→ **Task description**:
From the listing below, restate word for word the lines from the line containing "Write the TikZ code for this diagram." down through the line containing "(0,0) rectangle (921,626);". Exclude pictures.

→ **Provided information**:

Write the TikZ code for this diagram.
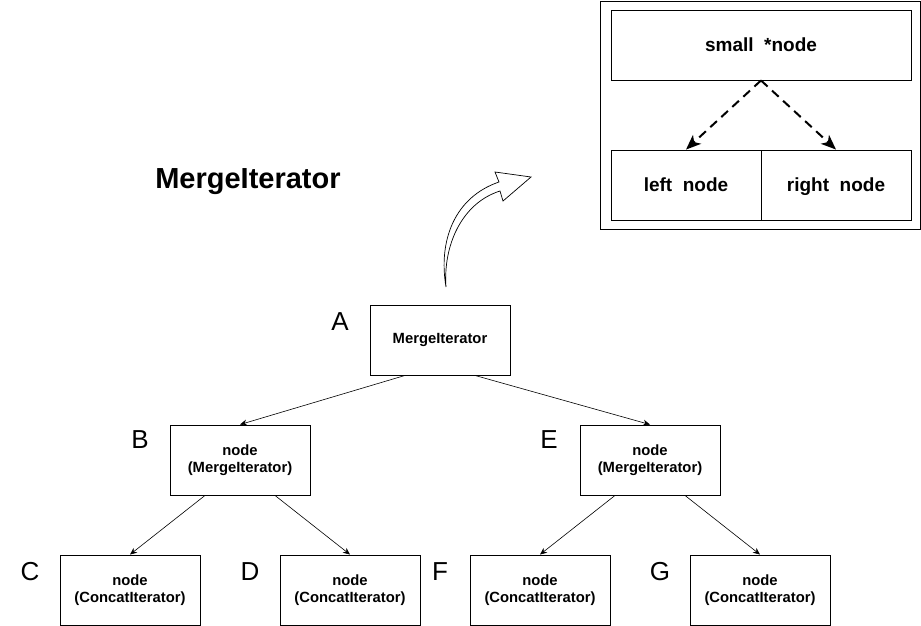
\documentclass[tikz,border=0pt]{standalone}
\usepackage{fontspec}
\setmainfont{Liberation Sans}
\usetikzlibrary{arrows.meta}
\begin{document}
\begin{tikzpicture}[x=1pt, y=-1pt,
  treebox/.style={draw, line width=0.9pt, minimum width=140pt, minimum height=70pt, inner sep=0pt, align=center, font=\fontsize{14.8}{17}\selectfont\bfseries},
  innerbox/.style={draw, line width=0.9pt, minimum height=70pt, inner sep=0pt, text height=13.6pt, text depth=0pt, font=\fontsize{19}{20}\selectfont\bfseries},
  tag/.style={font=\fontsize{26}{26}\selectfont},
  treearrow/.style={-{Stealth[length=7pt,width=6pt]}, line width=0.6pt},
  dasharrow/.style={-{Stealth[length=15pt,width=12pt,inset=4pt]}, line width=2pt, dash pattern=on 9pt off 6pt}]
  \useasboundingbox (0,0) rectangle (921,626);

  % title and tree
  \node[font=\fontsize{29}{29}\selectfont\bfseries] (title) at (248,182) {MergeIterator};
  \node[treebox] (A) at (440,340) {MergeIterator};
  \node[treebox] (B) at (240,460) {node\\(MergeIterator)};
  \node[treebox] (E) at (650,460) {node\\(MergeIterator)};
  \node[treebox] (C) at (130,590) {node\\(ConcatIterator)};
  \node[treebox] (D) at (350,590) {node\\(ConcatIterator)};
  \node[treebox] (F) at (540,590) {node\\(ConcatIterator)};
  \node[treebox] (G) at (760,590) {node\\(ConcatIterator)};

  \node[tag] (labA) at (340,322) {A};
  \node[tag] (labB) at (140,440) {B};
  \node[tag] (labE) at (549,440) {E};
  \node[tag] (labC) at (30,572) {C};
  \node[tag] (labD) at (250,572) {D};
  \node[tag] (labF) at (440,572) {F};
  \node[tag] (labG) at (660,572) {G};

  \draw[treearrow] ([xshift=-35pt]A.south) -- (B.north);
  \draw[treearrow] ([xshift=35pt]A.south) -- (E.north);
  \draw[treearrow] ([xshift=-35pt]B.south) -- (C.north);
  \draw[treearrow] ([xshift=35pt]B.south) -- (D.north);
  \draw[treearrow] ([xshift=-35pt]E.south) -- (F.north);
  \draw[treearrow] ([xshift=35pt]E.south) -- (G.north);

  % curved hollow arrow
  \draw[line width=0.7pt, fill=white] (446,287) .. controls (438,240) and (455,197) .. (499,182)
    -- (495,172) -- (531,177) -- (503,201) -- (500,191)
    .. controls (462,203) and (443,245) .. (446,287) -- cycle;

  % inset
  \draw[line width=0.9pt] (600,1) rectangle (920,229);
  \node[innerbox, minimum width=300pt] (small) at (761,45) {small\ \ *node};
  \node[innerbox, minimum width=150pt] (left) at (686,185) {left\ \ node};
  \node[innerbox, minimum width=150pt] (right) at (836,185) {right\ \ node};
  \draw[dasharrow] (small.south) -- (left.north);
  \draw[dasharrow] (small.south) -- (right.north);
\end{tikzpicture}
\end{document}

==

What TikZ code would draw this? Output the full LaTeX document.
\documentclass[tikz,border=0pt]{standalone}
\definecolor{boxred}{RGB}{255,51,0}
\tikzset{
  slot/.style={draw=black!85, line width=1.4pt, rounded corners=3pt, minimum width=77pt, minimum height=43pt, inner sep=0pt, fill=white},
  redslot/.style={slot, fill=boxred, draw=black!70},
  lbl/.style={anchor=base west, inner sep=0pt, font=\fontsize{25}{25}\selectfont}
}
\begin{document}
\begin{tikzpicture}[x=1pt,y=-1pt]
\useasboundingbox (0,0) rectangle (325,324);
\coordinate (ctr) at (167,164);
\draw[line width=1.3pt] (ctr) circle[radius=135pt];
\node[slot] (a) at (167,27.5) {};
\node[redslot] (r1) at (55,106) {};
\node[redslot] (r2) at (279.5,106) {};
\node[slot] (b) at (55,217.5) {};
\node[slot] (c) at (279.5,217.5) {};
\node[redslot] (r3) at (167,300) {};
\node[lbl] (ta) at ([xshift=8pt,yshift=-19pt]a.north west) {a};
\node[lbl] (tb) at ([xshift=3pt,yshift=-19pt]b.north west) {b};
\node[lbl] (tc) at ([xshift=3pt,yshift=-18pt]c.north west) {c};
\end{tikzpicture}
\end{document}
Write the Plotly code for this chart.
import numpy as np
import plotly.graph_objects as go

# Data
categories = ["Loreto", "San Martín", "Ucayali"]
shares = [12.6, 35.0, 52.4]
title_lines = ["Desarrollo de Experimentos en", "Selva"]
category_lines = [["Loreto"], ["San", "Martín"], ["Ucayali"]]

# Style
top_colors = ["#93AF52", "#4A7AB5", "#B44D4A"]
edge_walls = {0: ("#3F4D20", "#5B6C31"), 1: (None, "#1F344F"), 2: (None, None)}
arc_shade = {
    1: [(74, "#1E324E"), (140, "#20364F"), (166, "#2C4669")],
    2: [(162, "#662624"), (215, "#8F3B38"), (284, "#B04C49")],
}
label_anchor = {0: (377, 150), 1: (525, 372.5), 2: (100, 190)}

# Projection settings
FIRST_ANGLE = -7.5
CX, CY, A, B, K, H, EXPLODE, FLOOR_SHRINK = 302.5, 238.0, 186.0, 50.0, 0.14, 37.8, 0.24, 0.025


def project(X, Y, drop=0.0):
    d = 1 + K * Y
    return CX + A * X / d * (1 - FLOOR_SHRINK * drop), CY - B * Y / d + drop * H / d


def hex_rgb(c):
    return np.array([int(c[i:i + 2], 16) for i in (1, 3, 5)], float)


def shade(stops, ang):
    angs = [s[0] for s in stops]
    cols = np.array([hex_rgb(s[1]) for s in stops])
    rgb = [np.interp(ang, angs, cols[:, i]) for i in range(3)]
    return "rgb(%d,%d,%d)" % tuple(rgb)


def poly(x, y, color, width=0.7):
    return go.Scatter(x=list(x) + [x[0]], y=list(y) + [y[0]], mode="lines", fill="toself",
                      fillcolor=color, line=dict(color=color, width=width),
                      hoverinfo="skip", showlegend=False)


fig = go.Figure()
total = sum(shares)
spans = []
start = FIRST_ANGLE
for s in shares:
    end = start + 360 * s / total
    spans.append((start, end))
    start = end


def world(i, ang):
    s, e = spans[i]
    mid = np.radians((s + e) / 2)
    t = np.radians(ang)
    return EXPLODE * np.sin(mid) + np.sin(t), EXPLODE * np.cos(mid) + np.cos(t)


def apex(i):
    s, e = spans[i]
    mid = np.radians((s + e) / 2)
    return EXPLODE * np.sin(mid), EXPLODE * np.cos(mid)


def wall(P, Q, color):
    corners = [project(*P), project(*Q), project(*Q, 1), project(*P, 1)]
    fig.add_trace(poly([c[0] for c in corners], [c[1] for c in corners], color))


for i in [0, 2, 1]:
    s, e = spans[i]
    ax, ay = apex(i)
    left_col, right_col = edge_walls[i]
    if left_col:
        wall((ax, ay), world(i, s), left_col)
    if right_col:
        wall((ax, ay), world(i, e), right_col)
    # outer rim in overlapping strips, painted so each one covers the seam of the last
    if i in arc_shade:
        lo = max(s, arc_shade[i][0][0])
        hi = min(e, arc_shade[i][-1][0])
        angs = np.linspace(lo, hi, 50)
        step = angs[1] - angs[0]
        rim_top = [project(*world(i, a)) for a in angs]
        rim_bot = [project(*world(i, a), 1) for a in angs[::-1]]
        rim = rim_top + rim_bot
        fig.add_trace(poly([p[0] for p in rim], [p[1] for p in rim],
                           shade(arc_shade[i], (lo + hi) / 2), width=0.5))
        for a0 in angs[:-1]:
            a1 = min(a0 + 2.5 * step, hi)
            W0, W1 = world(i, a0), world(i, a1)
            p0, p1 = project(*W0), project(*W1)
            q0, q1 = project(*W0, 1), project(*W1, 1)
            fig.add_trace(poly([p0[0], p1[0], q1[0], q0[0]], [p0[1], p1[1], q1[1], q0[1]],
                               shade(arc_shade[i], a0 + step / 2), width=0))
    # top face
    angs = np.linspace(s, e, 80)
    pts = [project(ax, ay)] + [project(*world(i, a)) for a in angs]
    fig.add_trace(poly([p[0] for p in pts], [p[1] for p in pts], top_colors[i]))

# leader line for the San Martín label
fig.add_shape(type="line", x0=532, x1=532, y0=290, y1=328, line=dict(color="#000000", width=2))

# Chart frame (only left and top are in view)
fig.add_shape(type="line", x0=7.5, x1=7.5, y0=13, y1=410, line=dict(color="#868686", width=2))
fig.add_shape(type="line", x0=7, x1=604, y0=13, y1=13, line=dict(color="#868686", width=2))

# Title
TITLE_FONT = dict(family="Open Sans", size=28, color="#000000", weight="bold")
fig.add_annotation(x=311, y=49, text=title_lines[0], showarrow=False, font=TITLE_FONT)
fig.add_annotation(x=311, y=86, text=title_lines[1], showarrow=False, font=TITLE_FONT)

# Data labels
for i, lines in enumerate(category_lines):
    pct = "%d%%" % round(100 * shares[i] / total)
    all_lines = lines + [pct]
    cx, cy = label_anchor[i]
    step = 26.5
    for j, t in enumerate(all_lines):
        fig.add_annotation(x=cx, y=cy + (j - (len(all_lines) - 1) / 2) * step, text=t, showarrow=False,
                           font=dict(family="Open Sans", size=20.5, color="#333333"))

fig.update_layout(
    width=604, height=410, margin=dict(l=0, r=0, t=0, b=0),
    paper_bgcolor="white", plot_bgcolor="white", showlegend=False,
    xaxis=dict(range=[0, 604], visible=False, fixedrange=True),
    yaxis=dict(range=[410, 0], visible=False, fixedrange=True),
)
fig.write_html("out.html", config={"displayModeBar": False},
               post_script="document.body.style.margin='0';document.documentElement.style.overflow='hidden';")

--

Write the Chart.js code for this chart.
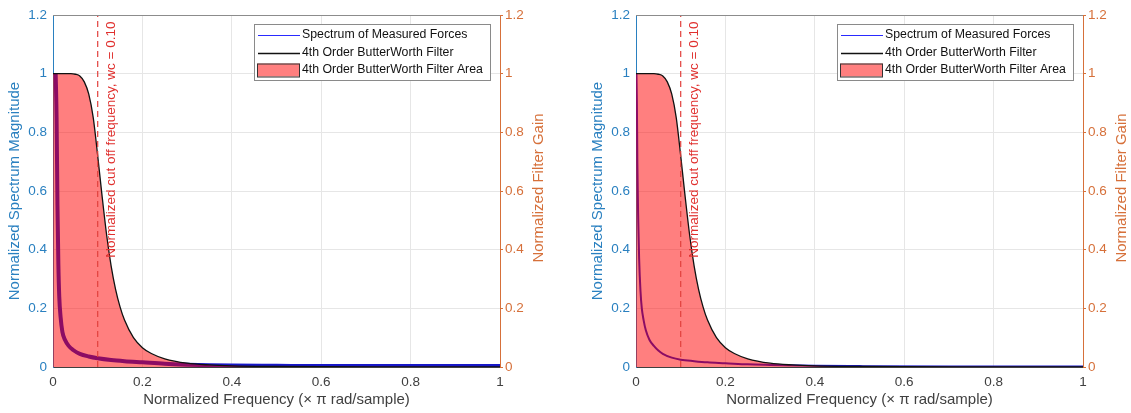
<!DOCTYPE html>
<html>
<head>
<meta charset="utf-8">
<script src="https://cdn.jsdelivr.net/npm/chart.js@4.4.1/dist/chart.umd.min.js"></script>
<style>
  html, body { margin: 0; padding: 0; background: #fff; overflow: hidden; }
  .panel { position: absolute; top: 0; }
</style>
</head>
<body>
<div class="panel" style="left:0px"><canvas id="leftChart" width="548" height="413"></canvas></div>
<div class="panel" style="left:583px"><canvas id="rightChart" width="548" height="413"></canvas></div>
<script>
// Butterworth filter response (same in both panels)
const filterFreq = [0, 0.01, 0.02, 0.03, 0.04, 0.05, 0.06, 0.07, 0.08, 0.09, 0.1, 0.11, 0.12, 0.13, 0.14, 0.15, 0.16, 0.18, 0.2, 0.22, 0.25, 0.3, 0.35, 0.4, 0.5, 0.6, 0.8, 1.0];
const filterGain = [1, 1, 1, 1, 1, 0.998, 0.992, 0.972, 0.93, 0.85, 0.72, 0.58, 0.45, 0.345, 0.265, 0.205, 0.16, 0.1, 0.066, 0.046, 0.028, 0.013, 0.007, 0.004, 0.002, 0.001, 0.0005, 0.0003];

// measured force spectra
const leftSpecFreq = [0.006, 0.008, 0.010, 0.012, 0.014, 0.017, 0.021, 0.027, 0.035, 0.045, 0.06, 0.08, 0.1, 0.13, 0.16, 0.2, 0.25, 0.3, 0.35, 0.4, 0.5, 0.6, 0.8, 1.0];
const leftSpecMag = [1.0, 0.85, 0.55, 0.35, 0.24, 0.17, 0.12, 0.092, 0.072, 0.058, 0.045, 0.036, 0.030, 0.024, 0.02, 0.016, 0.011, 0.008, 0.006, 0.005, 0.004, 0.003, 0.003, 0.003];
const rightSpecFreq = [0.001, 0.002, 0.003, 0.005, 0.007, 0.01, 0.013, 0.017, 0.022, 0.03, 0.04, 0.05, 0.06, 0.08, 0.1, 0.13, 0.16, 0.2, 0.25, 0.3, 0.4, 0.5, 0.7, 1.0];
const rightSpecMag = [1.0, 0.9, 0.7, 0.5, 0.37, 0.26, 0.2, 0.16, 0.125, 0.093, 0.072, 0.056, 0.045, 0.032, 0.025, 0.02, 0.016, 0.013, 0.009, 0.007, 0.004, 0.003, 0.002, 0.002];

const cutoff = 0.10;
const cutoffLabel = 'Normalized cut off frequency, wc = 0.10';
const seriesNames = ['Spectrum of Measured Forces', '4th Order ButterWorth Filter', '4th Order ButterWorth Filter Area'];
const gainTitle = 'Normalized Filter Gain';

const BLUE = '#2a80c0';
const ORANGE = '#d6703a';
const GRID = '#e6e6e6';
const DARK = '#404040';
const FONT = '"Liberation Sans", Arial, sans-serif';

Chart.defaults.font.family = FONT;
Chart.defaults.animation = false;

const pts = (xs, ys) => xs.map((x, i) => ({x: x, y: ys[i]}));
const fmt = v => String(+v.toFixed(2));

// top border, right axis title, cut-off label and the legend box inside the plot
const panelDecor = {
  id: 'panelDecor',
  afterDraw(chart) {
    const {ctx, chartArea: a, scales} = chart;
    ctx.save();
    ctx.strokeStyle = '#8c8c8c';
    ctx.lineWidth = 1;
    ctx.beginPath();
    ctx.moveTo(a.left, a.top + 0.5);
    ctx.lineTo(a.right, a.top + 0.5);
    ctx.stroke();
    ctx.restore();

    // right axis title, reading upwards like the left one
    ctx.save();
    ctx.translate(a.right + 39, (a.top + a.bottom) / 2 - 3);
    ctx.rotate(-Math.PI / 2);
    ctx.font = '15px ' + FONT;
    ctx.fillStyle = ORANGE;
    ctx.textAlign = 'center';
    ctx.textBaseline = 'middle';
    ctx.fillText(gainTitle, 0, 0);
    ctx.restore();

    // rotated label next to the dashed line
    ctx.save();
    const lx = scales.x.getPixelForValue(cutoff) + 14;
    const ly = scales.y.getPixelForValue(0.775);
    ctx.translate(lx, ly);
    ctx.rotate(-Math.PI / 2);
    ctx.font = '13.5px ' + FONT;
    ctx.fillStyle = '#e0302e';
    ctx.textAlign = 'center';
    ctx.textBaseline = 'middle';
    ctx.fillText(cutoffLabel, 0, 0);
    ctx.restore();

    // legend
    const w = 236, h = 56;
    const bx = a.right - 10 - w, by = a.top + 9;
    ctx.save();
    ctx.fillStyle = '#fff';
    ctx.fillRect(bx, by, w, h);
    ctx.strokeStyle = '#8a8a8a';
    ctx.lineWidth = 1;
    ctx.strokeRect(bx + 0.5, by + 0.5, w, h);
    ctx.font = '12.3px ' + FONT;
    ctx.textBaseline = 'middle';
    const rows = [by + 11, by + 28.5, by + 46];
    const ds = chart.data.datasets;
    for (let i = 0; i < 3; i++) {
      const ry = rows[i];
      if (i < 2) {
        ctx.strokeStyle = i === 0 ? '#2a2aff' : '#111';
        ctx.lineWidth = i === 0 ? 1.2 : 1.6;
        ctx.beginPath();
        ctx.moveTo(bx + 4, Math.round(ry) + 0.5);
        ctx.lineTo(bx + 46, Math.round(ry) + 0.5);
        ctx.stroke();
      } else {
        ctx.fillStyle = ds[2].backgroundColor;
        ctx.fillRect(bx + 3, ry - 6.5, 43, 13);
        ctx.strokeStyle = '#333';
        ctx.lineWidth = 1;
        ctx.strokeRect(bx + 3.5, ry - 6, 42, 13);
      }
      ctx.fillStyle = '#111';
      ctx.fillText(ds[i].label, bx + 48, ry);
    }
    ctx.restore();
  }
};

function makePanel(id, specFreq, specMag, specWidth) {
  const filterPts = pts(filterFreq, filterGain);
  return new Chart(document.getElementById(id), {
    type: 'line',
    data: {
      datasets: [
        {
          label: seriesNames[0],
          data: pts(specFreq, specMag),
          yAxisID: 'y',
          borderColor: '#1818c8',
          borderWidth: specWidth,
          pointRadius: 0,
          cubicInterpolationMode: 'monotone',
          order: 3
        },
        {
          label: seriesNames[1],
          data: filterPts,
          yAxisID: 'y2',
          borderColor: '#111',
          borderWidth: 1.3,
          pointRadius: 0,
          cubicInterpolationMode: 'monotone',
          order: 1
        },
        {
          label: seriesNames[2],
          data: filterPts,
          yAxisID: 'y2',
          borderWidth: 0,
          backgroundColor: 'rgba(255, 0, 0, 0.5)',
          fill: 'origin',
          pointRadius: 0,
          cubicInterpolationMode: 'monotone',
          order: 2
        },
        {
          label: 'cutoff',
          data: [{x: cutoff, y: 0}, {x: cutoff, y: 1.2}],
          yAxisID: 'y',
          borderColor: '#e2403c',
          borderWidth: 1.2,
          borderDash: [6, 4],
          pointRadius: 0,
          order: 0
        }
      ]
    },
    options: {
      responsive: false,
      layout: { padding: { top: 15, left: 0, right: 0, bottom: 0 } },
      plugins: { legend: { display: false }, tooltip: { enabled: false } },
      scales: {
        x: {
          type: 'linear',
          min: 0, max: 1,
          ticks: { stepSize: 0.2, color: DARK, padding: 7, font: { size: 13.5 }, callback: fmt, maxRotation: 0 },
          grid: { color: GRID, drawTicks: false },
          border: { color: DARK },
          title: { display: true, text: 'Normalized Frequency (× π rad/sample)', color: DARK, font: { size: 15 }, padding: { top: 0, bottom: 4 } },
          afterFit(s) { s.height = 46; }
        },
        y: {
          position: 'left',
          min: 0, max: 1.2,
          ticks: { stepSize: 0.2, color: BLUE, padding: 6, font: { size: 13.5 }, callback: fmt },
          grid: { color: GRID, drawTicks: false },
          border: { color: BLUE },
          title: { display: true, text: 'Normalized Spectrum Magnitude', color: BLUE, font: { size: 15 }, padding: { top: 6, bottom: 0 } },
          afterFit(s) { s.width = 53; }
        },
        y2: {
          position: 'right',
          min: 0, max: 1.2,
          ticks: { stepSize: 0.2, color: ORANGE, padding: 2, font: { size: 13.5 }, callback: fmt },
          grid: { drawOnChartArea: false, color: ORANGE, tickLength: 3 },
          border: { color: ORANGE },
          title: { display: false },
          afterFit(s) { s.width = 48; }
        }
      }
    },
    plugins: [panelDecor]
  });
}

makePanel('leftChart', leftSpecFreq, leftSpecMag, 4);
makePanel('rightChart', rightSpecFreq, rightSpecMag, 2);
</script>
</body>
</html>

→ **Answer to this exercise**:
Write the TikZ code for this diagram.
\documentclass[tikz,border=0pt]{standalone}
\usepackage{fontspec}
\setmainfont{Liberation Sans}
\usetikzlibrary{arrows.meta}
\begin{document}
\begin{tikzpicture}[x=1pt, y=-1pt,
  treebox/.style={draw, line width=0.9pt, minimum width=140pt, minimum height=70pt, inner sep=0pt, align=center, font=\fontsize{14.8}{17}\selectfont\bfseries},
  innerbox/.style={draw, line width=0.9pt, minimum height=70pt, inner sep=0pt, text height=13.6pt, text depth=0pt, font=\fontsize{19}{20}\selectfont\bfseries},
  tag/.style={font=\fontsize{26}{26}\selectfont},
  treearrow/.style={-{Stealth[length=7pt,width=6pt]}, line width=0.6pt},
  dasharrow/.style={-{Stealth[length=15pt,width=12pt,inset=4pt]}, line width=2pt, dash pattern=on 9pt off 6pt}]
  \useasboundingbox (0,0) rectangle (921,626);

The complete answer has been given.